Use Data For Authority

Readers will be wary of bold statements that have no basis in reality. Thus, when you make a bold claim, be ready to back it up. Add data such as statistics or recent studies to show the validity and authority of your claim. Concrete numbers are also more likely to draw readers in and show them the urgency of the situation.

If you see that only 45% of readers will give your article more than a 15-second chance, you know that it’s important to craft a strong introduction. That induces you to keep reading. You can use that same principle with your content and your readers.

Present a Problem

Your readers have an issue that led them to a particular online search and eventually to your content. You may have the solution. Presenting that problem in the introduction of your content can assure them that they came to the right place and that you understand their needs.

Consider asking a question or relating a common story of a problem your readers might face.  At the end of your introductory paragraph, pitch yourself as the solution to that problem, the answer to the question. You can then spend the rest of the content explaining why that is the case.

Start General, Then Go Specific

Although you want to back it up, there’s nothing wrong with beginning your introduction with a broad, general statement. In fact, that can be a great way to relate to as many readers as possible or to create an engaging hook. You build authority by backing that up with specifics as the introduction goes on.

Begin to dip into the reason for that generalization or some of the nuance, but don’t explain it all right away. Remember that you need to give your readers a reason to stay with you. Just tease a bit of the specific information you have throughout the rest of the piece.

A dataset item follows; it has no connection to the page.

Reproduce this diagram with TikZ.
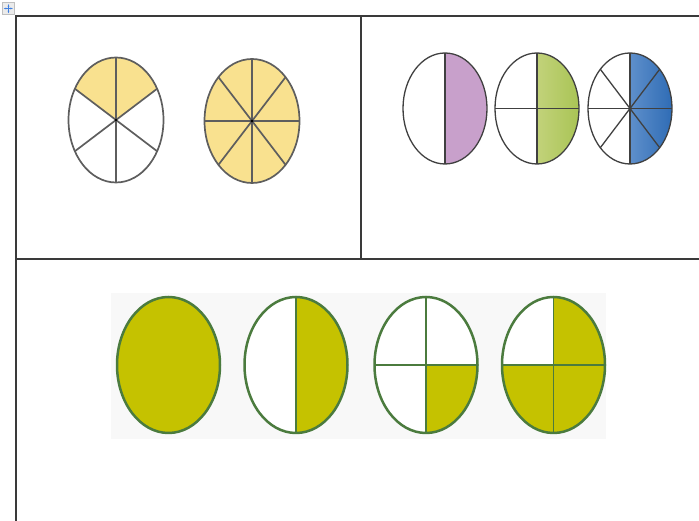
\documentclass[tikz,border=0pt]{standalone}
\usetikzlibrary{positioning, arrows.meta}

\definecolor{tabline}{HTML}{3A3A3A}
\definecolor{cakeyellow}{HTML}{F9E18F}
\definecolor{cakegray}{HTML}{5E5E5E}
\definecolor{halfpink}{HTML}{C8A0CB}
\definecolor{halfgreen}{HTML}{A9C455}
\definecolor{halfgreenlt}{HTML}{C2D27A}
\definecolor{halfblue}{HTML}{2F6CB5}
\definecolor{halfbluelt}{HTML}{5E8FCB}
\definecolor{olive}{HTML}{C5C200}
\definecolor{darkgreen}{HTML}{4B7B3E}
\definecolor{panelgray}{HTML}{F8F8F8}
\definecolor{iconblue}{HTML}{3F7FE0}

\tikzset{
  tableline/.style={draw=tabline, line width=1.1pt},
  cakeline/.style={draw=cakegray, line width=1.7pt},
  halfline/.style={draw=black!75, line width=1.3pt},
  olivline/.style={draw=darkgreen, line width=2.5pt},
}

\begin{document}
\begin{tikzpicture}[x=1pt, y=1pt]
        \useasboundingbox (0,0) rectangle (699,521);
        % move handle
        \node[draw=black!25, fill=black!8, minimum size=12pt, inner sep=0pt] (handle) at (8.5,512.5) {};
        \draw[iconblue, line width=1pt, {Stealth[length=2.5pt]}-{Stealth[length=2.5pt]}] (handle.west) ++(1.5,0) -- ++(9,0);
        \draw[iconblue, line width=1pt, {Stealth[length=2.5pt]}-{Stealth[length=2.5pt]}] (handle.south) ++(0,1.5) -- ++(0,9);
        % table
        \coordinate (tl) at (16,505);
        \coordinate (tr) at (699,505);
        \coordinate (bl) at (16,0);
        \coordinate (ml) at (16,262);
        \coordinate (mr) at (699,262);
        \coordinate (vt) at (361,505);
        \coordinate (vb) at (361,262);
        \draw[tableline] (tr) -- (tl) -- (bl);
        \draw[tableline] (ml) -- (mr);
        \draw[tableline] (vt) -- (vb);

        % cell 1: sixths and eighths
        \coordinate (c1) at (116,401);
        \coordinate (c2) at (252,400);
        \fill[cakeyellow] (c1) -- +(30:47.5 and 62.5) arc[start angle=30, end angle=150, x radius=47.5, y radius=62.5] -- cycle;
        \foreach \a in {30,90,...,330}
          \draw[cakeline] (c1) -- +(\a:47.5 and 62.5);
        \draw[cakeline] (c1) ellipse[x radius=47.5, y radius=62.5];
        \fill[cakeyellow] (c2) ellipse[x radius=47.5, y radius=62];
        \foreach \a in {0,45,...,315}
          \draw[cakeline] (c2) -- +(\a:47.5 and 62);
        \draw[cakeline] (c2) ellipse[x radius=47.5, y radius=62];
        \fill[black] (c1) circle(1.4);
        \fill[black] (c2) circle(1.7);

        % cell 2: halves
        \coordinate (h1) at (445,412.5);
        \coordinate (h2) at (537,412.5);
        \coordinate (h3) at (630,412.5);
        \fill[halfpink] (h1) -- +(90:42 and 55.5) arc[start angle=90, end angle=-90, x radius=42, y radius=55.5] -- cycle;
        \shade[left color=halfgreenlt, right color=halfgreen] (h2) -- +(90:42 and 55.5) arc[start angle=90, end angle=-90, x radius=42, y radius=55.5] -- cycle;
        \shade[left color=halfbluelt, right color=halfblue] (h3) -- +(90:42 and 55.5) arc[start angle=90, end angle=-90, x radius=42, y radius=55.5] -- cycle;
        \draw[halfline] (h1) ++(0,55.5) -- ++(0,-111);
        \draw[halfline] (h2) ++(0,55.5) -- ++(0,-111);
        \draw[halfline] (h2) ++(-42,0) -- ++(84,0);
        \foreach \a in {0,45,...,315}
          \draw[halfline] (h3) -- +(\a:42 and 55.5);
        \foreach \c in {h1,h2,h3}
          \draw[halfline] (\c) ellipse[x radius=42, y radius=55.5];

        % cell 3: wholes, halves, quarters
        \fill[panelgray] (111,82) rectangle (606,228);
        \coordinate (q1) at (168.5,156);
        \coordinate (q2) at (296,156);
        \coordinate (q3) at (426,156);
        \coordinate (q4) at (553.5,156);
        \fill[olive] (q1) ellipse[x radius=51.5, y radius=68];
        \fill[white] (q2) ellipse[x radius=51.5, y radius=68];
        \fill[olive] (q2) -- +(90:51.5 and 68) arc[start angle=90, end angle=-90, x radius=51.5, y radius=68] -- cycle;
        \fill[white] (q3) ellipse[x radius=51.5, y radius=68];
        \fill[olive] (q3) -- +(0:51.5 and 68) arc[start angle=0, end angle=-90, x radius=51.5, y radius=68] -- cycle;
        \fill[olive] (q4) ellipse[x radius=51.5, y radius=68];
        \fill[white] (q4) -- +(90:51.5 and 68) arc[start angle=90, end angle=180, x radius=51.5, y radius=68] -- cycle;
        \draw[darkgreen, line width=1.8pt] (q2) ++(0,68) -- ++(0,-136);
        \draw[darkgreen, line width=1.8pt] (q3) ++(0,68) -- ++(0,-136);
        \draw[darkgreen, line width=1.8pt] (q3) ++(-51.5,0) -- ++(103,0);
        \draw[darkgreen, line width=1.8pt] (q4) ++(0,68) -- ++(0,-136);
        \draw[darkgreen, line width=1.8pt] (q4) ++(-51.5,0) -- ++(103,0);
        \foreach \c in {q1,q2,q3,q4}
          \draw[olivline] (\c) ellipse[x radius=51.5, y radius=68];
\end{tikzpicture}
\end{document}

Put Yourself in the Reader’s Shoes

Are you worried that your introduction isn’t relevant or engaging enough to your readers? Try putting yourself in their shoes. Imagine that you are facing their problem. Imagine, too, that you have a busy day, a dozen different things vying for your attention and only so much energy that you can dedicate to a piece of online content like a blog. You’re interested in the information the blog might have, but you don’t want to waste your time. What would turn you off? And what would drive you to keep reading?

This may help you to cut fluff from your introduction. As you read it back from the perspective of your readers, you’ll notice the parts that seem extraneous, and you will be able to cut them out more easily.

Answer the 5 Ws

Who, what, when, where, and why? These are all essential questions that should be answered in your introduction — and you may want to throw in a how for good measure. Again, you don’t have to go into detail. That’s what the rest of your content is for. But you should briefly touch on the answers to these questions or allude that you will discuss the answers throughout the rest of the content. This is, after all, what your readers came for.